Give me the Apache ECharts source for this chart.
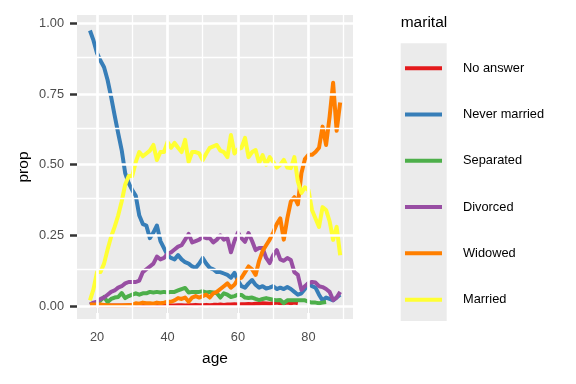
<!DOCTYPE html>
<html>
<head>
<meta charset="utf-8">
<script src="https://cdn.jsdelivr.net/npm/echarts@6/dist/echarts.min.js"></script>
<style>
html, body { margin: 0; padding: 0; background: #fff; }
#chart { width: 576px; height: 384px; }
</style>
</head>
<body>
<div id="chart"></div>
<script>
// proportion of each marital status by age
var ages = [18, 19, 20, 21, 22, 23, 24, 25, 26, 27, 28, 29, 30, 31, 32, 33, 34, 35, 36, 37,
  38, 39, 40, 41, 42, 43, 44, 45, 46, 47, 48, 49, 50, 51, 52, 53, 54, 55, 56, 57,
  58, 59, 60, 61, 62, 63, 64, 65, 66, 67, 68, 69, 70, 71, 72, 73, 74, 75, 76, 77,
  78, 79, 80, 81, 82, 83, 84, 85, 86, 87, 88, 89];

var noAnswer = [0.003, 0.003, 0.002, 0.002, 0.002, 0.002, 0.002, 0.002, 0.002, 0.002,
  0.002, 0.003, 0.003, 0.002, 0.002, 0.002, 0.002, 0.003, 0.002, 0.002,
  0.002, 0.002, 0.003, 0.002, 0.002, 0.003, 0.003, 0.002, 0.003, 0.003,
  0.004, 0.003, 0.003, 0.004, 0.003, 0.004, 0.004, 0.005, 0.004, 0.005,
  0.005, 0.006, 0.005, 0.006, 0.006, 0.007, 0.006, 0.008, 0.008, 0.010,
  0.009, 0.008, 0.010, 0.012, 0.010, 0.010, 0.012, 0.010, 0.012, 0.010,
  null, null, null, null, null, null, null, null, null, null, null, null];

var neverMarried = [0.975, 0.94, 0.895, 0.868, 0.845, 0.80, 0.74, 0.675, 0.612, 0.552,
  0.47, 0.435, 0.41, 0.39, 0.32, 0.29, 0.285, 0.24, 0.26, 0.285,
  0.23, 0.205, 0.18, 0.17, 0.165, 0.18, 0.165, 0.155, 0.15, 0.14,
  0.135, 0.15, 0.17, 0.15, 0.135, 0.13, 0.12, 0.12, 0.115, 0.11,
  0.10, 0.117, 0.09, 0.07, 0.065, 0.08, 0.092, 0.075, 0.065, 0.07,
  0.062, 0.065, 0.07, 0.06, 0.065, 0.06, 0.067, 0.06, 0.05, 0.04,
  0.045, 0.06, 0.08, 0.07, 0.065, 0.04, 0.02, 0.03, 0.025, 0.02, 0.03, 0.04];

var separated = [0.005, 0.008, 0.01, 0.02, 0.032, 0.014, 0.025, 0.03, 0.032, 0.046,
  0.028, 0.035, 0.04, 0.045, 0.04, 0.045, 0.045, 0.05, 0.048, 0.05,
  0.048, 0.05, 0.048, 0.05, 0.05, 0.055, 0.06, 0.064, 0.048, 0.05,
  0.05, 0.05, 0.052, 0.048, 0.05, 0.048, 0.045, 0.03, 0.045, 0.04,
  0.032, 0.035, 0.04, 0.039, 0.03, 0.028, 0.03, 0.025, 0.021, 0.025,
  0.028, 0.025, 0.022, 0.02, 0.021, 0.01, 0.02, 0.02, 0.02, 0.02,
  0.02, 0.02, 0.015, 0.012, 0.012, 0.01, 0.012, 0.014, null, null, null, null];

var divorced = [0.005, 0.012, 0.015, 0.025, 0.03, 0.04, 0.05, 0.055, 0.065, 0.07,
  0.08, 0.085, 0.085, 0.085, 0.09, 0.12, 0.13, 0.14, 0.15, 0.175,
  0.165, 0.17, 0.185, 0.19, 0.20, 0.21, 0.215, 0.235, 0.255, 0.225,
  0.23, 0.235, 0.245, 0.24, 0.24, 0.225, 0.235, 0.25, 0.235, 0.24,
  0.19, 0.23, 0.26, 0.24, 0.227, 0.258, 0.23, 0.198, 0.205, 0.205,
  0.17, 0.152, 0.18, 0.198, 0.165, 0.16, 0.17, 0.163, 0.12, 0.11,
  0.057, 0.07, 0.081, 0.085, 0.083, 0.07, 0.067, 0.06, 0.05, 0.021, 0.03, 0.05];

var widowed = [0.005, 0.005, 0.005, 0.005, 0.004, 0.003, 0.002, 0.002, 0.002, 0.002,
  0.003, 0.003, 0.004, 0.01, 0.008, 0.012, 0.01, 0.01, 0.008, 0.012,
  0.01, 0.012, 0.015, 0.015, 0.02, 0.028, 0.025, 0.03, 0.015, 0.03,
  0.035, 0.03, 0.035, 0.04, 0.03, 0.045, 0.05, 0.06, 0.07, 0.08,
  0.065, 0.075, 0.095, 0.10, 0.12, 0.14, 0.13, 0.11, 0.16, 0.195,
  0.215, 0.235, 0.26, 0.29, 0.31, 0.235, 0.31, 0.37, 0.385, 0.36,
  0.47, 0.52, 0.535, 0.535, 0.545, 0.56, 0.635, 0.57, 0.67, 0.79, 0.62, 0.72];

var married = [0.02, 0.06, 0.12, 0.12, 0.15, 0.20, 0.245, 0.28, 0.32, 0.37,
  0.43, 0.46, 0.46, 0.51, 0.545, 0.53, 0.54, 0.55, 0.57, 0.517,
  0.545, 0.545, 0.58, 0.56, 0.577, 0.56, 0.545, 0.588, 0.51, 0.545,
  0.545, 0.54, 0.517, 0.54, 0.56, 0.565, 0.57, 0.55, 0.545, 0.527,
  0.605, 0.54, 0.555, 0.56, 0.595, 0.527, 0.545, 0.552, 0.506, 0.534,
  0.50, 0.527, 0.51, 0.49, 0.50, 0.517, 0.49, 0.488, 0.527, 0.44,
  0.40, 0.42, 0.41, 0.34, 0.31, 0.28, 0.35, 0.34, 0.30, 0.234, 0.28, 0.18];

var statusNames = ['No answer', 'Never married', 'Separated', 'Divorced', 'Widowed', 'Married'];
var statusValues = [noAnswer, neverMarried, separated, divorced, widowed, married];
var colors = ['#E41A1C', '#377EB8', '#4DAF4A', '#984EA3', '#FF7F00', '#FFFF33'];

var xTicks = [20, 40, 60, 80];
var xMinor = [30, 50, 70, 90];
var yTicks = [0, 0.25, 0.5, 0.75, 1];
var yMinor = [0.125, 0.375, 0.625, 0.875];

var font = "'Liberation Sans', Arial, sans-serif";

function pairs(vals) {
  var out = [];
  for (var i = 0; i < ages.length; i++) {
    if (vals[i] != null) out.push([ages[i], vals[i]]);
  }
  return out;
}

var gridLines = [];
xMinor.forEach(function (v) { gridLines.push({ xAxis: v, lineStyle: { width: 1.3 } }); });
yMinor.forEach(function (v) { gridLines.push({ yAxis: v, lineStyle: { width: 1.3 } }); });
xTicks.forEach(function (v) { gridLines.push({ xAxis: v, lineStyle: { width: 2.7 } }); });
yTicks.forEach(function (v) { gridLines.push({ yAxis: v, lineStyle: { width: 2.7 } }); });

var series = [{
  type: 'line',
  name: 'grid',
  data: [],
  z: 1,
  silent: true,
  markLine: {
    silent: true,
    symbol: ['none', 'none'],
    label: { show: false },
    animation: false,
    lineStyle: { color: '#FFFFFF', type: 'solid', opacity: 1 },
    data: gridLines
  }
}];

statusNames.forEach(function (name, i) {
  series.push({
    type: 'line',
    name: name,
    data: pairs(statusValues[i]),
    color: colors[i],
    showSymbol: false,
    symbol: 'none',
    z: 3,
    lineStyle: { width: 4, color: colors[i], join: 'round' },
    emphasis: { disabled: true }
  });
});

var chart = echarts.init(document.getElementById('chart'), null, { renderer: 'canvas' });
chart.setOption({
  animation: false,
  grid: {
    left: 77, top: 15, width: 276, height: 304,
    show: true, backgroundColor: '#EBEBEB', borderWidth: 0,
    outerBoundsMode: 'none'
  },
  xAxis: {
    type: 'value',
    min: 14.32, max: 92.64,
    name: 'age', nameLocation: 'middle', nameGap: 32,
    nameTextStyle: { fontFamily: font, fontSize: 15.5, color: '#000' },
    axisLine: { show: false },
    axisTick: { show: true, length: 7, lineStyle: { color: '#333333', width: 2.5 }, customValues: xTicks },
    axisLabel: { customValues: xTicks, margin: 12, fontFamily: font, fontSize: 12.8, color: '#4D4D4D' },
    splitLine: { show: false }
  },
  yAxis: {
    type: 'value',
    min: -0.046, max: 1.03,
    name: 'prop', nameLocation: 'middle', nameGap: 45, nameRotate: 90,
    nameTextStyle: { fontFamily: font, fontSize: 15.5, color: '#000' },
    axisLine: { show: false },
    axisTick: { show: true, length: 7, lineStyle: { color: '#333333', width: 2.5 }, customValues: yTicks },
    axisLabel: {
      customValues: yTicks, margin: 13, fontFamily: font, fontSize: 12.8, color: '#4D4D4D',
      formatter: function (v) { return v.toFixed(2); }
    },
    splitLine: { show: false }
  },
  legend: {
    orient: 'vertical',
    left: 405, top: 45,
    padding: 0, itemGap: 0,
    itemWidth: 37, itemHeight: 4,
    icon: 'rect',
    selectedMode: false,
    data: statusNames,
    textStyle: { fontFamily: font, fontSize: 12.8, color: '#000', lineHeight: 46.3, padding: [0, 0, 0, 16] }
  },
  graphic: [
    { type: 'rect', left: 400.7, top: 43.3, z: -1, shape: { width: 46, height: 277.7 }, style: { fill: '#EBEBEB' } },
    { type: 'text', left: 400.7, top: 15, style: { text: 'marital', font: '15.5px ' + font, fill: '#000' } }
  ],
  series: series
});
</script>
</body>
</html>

----------------

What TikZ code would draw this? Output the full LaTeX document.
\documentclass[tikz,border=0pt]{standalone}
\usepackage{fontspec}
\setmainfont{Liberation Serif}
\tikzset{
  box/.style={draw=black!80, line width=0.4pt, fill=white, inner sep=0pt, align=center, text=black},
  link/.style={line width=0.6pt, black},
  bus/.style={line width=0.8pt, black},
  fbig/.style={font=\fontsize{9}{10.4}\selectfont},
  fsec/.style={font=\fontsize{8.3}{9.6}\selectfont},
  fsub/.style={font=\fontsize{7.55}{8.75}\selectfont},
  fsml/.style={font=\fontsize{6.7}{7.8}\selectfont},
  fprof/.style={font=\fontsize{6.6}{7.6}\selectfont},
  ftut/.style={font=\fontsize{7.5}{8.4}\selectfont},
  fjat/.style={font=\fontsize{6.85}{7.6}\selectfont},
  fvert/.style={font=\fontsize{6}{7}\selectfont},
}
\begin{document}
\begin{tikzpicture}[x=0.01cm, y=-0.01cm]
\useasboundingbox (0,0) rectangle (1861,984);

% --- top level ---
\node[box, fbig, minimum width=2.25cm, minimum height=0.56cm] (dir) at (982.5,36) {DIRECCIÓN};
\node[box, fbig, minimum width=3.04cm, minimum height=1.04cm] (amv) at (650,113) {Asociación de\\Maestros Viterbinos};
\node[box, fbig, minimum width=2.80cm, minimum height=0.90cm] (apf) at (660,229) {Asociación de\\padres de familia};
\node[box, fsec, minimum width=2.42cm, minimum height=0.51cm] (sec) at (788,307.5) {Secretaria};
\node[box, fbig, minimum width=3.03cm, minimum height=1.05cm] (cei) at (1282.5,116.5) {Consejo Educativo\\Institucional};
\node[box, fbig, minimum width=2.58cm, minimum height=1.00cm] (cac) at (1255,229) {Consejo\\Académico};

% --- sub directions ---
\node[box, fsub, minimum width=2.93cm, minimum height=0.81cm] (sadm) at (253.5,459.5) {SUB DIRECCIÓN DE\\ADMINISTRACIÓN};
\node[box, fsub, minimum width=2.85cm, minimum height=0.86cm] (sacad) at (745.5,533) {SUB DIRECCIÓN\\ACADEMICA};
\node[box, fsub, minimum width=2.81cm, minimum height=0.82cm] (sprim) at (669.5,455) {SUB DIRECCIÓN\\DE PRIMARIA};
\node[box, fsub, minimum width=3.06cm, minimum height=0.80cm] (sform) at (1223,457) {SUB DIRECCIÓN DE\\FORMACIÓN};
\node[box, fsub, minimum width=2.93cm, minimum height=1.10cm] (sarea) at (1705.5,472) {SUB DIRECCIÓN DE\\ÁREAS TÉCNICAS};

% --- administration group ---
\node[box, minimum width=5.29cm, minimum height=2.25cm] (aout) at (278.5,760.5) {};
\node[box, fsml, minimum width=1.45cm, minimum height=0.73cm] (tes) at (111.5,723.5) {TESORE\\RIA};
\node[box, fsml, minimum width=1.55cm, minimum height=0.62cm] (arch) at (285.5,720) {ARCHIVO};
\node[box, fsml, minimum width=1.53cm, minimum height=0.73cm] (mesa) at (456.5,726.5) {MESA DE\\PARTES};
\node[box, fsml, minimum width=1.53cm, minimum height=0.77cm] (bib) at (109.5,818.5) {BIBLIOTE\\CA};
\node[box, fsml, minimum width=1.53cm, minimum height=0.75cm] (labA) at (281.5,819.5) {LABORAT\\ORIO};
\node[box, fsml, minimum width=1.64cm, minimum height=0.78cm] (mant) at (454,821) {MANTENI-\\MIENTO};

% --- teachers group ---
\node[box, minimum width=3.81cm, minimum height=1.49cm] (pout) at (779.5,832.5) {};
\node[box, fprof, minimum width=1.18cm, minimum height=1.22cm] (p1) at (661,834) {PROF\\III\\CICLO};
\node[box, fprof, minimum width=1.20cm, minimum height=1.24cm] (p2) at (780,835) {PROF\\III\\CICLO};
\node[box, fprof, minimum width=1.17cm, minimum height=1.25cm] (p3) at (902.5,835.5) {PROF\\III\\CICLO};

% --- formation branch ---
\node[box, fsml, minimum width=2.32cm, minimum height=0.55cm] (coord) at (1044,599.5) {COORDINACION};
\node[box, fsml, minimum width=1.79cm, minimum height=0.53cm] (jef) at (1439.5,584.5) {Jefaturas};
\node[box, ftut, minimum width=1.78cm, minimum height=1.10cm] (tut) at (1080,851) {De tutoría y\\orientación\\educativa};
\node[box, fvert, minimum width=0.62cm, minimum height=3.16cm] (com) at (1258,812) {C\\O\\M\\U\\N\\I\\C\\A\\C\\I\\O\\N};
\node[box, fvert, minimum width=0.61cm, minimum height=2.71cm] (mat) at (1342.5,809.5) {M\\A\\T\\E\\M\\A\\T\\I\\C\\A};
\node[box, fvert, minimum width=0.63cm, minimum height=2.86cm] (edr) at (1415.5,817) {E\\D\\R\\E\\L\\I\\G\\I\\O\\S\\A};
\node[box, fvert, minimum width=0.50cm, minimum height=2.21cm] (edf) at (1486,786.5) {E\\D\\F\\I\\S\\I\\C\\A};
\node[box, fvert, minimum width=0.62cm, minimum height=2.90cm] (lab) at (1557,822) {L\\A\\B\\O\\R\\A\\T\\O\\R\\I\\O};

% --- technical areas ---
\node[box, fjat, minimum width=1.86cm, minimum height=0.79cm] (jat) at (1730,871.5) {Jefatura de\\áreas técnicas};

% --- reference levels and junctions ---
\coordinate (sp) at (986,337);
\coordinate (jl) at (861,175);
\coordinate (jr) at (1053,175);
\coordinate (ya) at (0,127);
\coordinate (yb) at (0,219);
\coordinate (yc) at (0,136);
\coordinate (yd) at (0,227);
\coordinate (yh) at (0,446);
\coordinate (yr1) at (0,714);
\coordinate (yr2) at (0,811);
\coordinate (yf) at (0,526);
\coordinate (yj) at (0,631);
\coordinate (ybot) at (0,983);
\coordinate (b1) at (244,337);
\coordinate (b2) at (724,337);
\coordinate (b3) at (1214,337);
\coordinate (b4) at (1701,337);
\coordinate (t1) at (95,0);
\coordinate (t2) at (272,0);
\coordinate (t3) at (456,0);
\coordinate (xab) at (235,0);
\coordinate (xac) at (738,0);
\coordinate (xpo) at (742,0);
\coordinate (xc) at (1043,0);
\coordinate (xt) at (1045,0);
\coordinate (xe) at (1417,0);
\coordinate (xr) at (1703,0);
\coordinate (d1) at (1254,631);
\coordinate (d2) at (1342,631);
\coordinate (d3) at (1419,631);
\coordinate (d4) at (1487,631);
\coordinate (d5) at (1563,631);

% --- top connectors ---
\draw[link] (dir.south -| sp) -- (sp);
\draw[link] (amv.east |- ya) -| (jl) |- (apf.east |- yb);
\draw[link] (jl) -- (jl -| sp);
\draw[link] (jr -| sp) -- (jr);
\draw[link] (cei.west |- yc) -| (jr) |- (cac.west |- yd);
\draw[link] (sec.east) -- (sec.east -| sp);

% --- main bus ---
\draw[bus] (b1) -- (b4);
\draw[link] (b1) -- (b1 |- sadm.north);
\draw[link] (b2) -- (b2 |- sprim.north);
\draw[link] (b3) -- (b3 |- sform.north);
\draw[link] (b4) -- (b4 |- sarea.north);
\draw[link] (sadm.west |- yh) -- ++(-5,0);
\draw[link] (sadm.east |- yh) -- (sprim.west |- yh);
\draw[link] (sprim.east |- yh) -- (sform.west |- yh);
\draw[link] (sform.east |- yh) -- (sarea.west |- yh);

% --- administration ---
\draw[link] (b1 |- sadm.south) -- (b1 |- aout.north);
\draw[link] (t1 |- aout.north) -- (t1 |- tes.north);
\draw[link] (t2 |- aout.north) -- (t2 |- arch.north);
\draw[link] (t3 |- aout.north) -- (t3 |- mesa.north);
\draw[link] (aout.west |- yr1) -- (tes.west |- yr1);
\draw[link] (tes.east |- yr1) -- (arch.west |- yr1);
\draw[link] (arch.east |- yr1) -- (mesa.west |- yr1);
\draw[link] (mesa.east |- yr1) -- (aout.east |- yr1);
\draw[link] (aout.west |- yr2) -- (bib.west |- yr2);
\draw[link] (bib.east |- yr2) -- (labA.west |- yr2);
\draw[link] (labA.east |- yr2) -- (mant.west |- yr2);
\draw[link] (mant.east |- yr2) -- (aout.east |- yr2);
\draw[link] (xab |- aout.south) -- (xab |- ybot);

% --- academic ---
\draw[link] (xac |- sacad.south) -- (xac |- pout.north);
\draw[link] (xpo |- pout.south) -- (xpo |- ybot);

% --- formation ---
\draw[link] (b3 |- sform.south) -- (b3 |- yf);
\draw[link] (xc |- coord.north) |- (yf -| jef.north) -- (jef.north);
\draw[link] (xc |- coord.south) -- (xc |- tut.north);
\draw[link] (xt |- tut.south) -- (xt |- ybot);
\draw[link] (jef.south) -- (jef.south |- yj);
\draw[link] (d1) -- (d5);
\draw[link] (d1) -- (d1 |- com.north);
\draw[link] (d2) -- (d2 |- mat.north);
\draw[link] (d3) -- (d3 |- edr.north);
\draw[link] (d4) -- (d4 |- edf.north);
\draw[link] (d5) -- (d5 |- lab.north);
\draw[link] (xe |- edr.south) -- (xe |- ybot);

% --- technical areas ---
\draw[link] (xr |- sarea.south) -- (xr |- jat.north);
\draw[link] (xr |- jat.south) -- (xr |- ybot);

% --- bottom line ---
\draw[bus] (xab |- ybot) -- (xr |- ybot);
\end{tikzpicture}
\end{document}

----------------

- [Task description]:
Return exactly the lines from the one with "Give me the" to the one with "null, null, null, null, null];", both ends kept, and only those. Images are left out.

- [Exercise output]:
Give me the Apache ECharts source for this chart.
<!DOCTYPE html>
<html>
<head>
<meta charset="utf-8">
<script src="https://cdn.jsdelivr.net/npm/echarts@6/dist/echarts.min.js"></script>
<style>
html, body { margin: 0; padding: 0; background: #fff; }
#chart { width: 576px; height: 384px; }
</style>
</head>
<body>
<div id="chart"></div>
<script>
// proportion of each marital status by age
var ages = [18, 19, 20, 21, 22, 23, 24, 25, 26, 27, 28, 29, 30, 31, 32, 33, 34, 35, 36, 37,
  38, 39, 40, 41, 42, 43, 44, 45, 46, 47, 48, 49, 50, 51, 52, 53, 54, 55, 56, 57,
  58, 59, 60, 61, 62, 63, 64, 65, 66, 67, 68, 69, 70, 71, 72, 73, 74, 75, 76, 77,
  78, 79, 80, 81, 82, 83, 84, 85, 86, 87, 88, 89];

var noAnswer = [0.003, 0.003, 0.002, 0.002, 0.002, 0.002, 0.002, 0.002, 0.002, 0.002,
  0.002, 0.003, 0.003, 0.002, 0.002, 0.002, 0.002, 0.003, 0.002, 0.002,
  0.002, 0.002, 0.003, 0.002, 0.002, 0.003, 0.003, 0.002, 0.003, 0.003,
  0.004, 0.003, 0.003, 0.004, 0.003, 0.004, 0.004, 0.005, 0.004, 0.005,
  0.005, 0.006, 0.005, 0.006, 0.006, 0.007, 0.006, 0.008, 0.008, 0.010,
  0.009, 0.008, 0.010, 0.012, 0.010, 0.010, 0.012, 0.010, 0.012, 0.010,
  null, null, null, null, null, null, null, null, null, null, null, null];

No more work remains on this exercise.